Labour party headquarters, Cloud Cuckoo Land:  Jeremy Corbyn has told the BBC he would like to see a cap put on the amount people can earn.

The killjoy Labour party leader asked ‘Why would someone need to earn more than £50m a year?’ and described footballers’ salaries as ‘ridiculous’.

He then went on to reveal that, in addition to salaries, a Labour government would ‘ration the amount of fun people can have’ in any given 24-hour period and would limit the number of sexual encounters a senior manager could enjoy to ‘a swift bunk-up on a Sunday morning plus a sly quickie on bank holidays’. Shop floor workers would have the same government-sanctioned nookie entitlement as their bosses, only they’d have to do it with slightly uglier wives.

corbyn-loony
Jeremy Corbyn – now OFFICIALLY as mad as a box of frogs. If not madder

Labour MPs have responded to their leader’s latest initiative by jumping off bridges and slamming their own heads repeatedly in car doors.

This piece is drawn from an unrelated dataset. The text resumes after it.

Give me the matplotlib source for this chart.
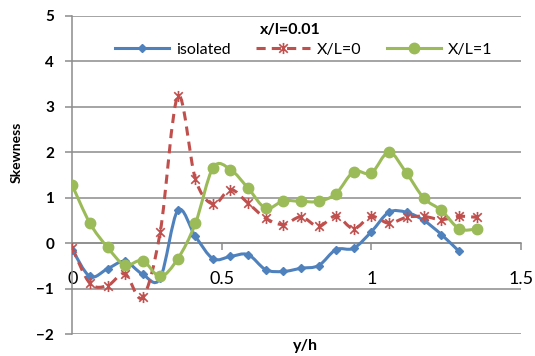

Dalston, here, just outside the office:  The failure of broadband and phone networks in the Dalston area yesterday lead to the near collapse of Post Office services as thousands of teenagers had to resort to the Royal Mail in order to send photographs of their genitals to one another.

‘It was worse than Christmas,’ said one postal worker too traumatised to be named, ‘we was knee deep at the depot. Couldn’t hardly move for muff by lunchtime.’

Several Tory MPs were also affected by the technical problems, with one senior cabinet member reduced to hand-delivering pictures of his endowment to tabloid journalists masquerading as nubile party activists.